The turbulent racial history in the United States does not make reconciliation easy. Had Southern pastors taught the gospel in full, rather than selectively, slavery may have ended earlier, he said.
As a student at Beaumont High School in the 1970s, Mike Higgins “thugged around” the neighborhood, he admitted. But when his friends weren’t looking, he would secretly study and do his homework.
“I was digging a hole out of prison with a spoon, but I wasn’t going to tell anyone,” said Higgins.
Higgins graduated from University of Missouri–St. Louis with a degree in biology, served as U.S. Army chaplain for 30 years, then pursued his masters in theology at Covenant Theological Seminary in Creve Coeur.
On Jan. 17, Higgins began his first day as the dean of students at the seminary, an agency of the Presbyterian Church in America. He is the only African American on staff and one of only 40 black pastors among the domination’s 3,000-some clergy.

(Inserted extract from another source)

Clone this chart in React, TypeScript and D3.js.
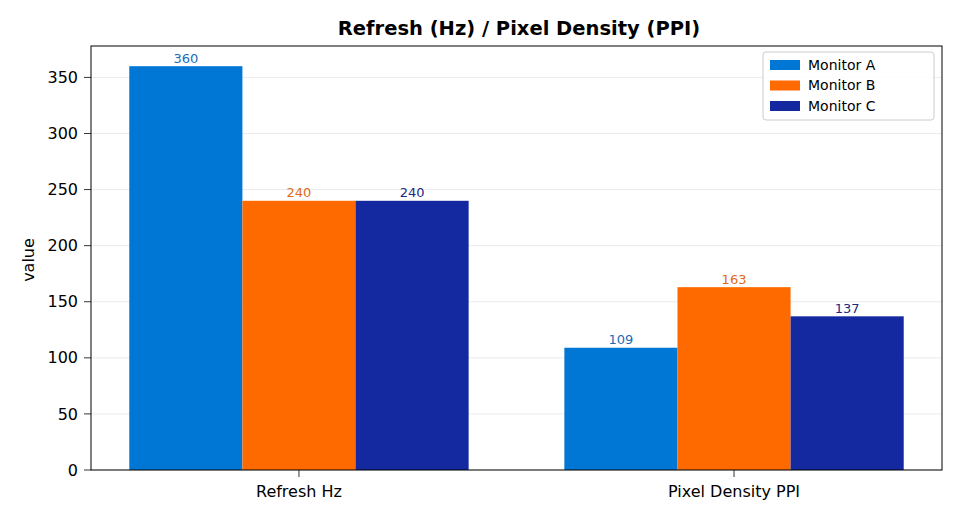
import React from "react";
import * as d3 from "d3";

const categories = ["Refresh Hz", "Pixel Density PPI"];
const seriesNames = ["Monitor A", "Monitor B", "Monitor C"];
const seriesA = [360, 109];
const seriesB = [240, 163];
const seriesC = [240, 137];
const yTicks = [0, 50, 100, 150, 200, 250, 300, 350];
const colors = ["#0077d4", "#ff6a00", "#1428a0"];
const labelColors = ["#1a6cb8", "#e06a1a", "#1c2a84"];

export default function App() {
  const W = 962, H = 520;
  const left = 91, right = 942, top = 46, bottom = 470;
  const series = [seriesA, seriesB, seriesC];
  const maxV = d3.max(series.flat()) as number;
  const y = d3.scaleLinear().domain([0, maxV * 1.05]).range([bottom, top]);
  const x = d3.scaleLinear().domain([-0.478, categories.length - 1 + 0.478]).range([left, right]);
  const bw = 0.26;
  const font = "DejaVu Sans, sans-serif";
  return (
    <svg width={W} height={H} style={{ position: "absolute", left: 0, top: 0 }} fontFamily={font}>
      <rect width={W} height={H} fill="#fff" />
      {yTicks.map((t) => (
        <line key={"g" + t} x1={left} x2={right} y1={y(t)} y2={y(t)} stroke="#e6e6e6" strokeWidth={0.8} />
      ))}
      {series.map((s, si) =>
        s.map((v, ci) => {
          const cx = x(ci + (si - 1) * bw);
          const x0 = x(ci + (si - 1) * bw - bw / 2);
          const x1 = x(ci + (si - 1) * bw + bw / 2);
          return (
            <g key={si + "-" + ci}>
              <rect x={x0} y={y(v)} width={x1 - x0} height={bottom - y(v)} fill={colors[si]} />
              <text x={cx} y={y(v) - 3.5} textAnchor="middle" fontSize={13} fill={labelColors[si]}>
                {v}
              </text>
            </g>
          );
        })
      )}
      <rect x={left} y={top} width={right - left} height={bottom - top} fill="none" stroke="#000" strokeWidth={1} />
      {yTicks.map((t) => (
        <g key={"t" + t}>
          <line x1={left - 7} x2={left} y1={y(t)} y2={y(t)} stroke="#000" strokeWidth={0.8} />
          <text x={left - 13} y={y(t)} dy="0.35em" textAnchor="end" fontSize={16} fill="#000">
            {t}
          </text>
        </g>
      ))}
      {categories.map((c, i) => (
        <g key={c}>
          <line x1={x(i)} x2={x(i)} y1={bottom} y2={bottom + 7} stroke="#000" strokeWidth={0.8} />
          <text x={x(i)} y={bottom + 27} textAnchor="middle" fontSize={16} fill="#000">
            {c}
          </text>
        </g>
      ))}
      <text transform={`translate(34,${(top + bottom) / 2 + 2}) rotate(-90)`} textAnchor="middle" fontSize={16} fill="#000">
        value
      </text>
      <text x={519} y={35} textAnchor="middle" fontSize={19.5} fontWeight="bold" fill="#000">
        Refresh (Hz) / Pixel Density (PPI)
      </text>
      <g>
        <rect x={763} y={52} width={171} height={68} rx={3} fill="#fff" fillOpacity={0.8} stroke="#cccccc" strokeWidth={1} />
        {seriesNames.map((n, i) => (
          <g key={n}>
            <rect x={770} y={60 + i * 20.5} width={30} height={10} fill={colors[i]} />
            <text x={808} y={65 + i * 20.5} dy="0.35em" fontSize={14} fill="#000">
              {n}
            </text>
          </g>
        ))}
      </g>
    </svg>
  );
}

Many of his friends and family have asked him why he chose this denomination, especially because he was ordained as a pastor in a predominately African-American church in 1985.
“The songs they sang in chapel were different, but I knew this was where I needed to be,” he said.
“I think that God was trying to say to me that reconciliation not only between races, but cultures and denominations, is at the heart of the gospel.”